Wednesday, May 25, 2011

The 'THIS IS BULLSH** Speech

Who else could possibly surpass writers when it comes to procrastination?

No one, that's who. Although, I must admit I'm far too tired to think very hard on the subject. In fact, I'm pretty freaking tired in general. And you know what's making me tired today? (No, not chocolate.) The overwhelming reality of what I should have accomplished in the last few weeks, but I won't get into that. You're welcome.

What am I going to do about it? Whine? Rant? No again. You're welcome again.

Instead, I'm going to plan out my writing time for the next week, sparing you the details of course, and I'm going to defend it like the freaking Alamo.

There. I feel better. A week from now, I won't be tired of my own failures. I'll be pumped to kick my own arse yet again the following week.

I so swear.

Sunday, May 22, 2011

The CURE for PROFESSIONAL JEALOUSY

Sick of the jealous feeling, I began looking for a cure and I think I've got it. And I think it worked!

Late last night I learned of my friend's major, debut, three-book, YA, sold-at-auction between four houses, enough to retire from her day job, pub-house with the BEST covers DEAL. Her name is CJ Redwine.

I was so thrilled she sold, since she was a Golden Heart Finalist in 2008 and I believe it was not the first book her agent tried to sell for her. It was just her turn, you know? And she really is a mad genius.

I really expected the envy-riverbanks to overflow, but they didn't.

I woke up this morning and realized why I'm okay.
And no, it's not the Rapture/Fail thing.

For the past couple of days, I've been paying a little more attention to what's happening around me. Scary, uncharacteristic of me, I know. But I pushed back all thoughts of other writers, the fame and fortune thing, and just asked myself what my personal definition of success would be. How much fame and fortune could I handle without it having an adverse affect on the life I want with my family. How much would huge success take me away from them?

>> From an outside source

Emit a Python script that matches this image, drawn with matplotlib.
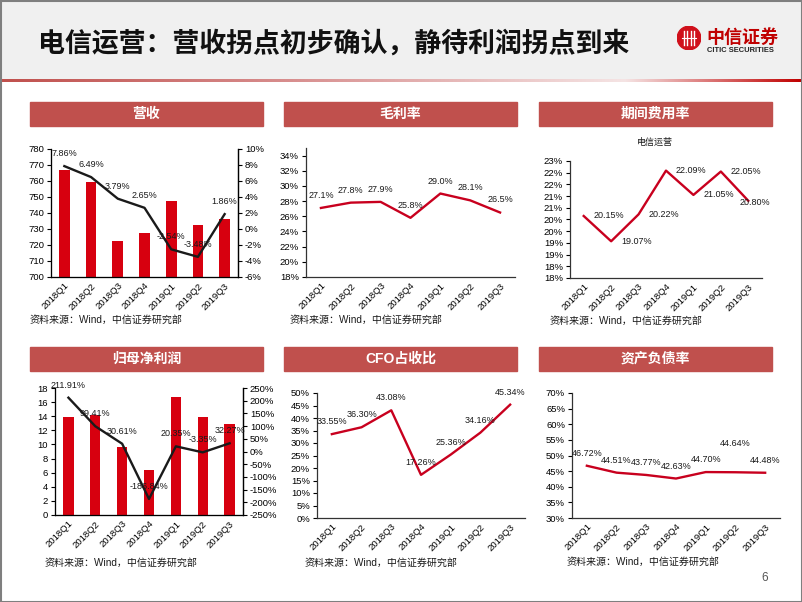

Let me admit, right here and now, that I totally want the fame and fortune thing--that hasn't changed. But no matter how fun it might be to live in the shoes of Stephanie Meyer or the Beautiful Creatures Chicks, I really don't want to mess up my family or trade them in for a smaller more manageable crowd. (We are now ten, with two daughter in laws on the way.) I can't just pack them in a Winnebago and drag them around with me.

So I'm listing my goals, in order, in a very 'one step at a time' 'totally against my nature' way. I'm already able to write full time. I've got an agent. Now I've got to get a deal too. Will it be a CJ Redwine deal? No. But I think I'm going to be so happy to be sold, it won't matter. For once in my life, I'll be grateful instead of greedy.

At least, that's the plan.
What's your plan?

Tuesday, May 17, 2011

PROFESSIONAL JEALOUSY

The great James Dashner said recently, at the LTUE conference, that jealousy is a great motivator in this business.

I wonder who was the focus of his jealously when he wrote Maze Runner. I do know that envy of JD has poked and prodded me until I'm black and blue. And again, today, I was swept away by a monsterous wave of the stuff when I heard good news for another local writer.

Am I happy for this writer? Yes. I'm exstatic, really. And is there enough room on the NYTBSA for us both? Of course. This writer is not my competition.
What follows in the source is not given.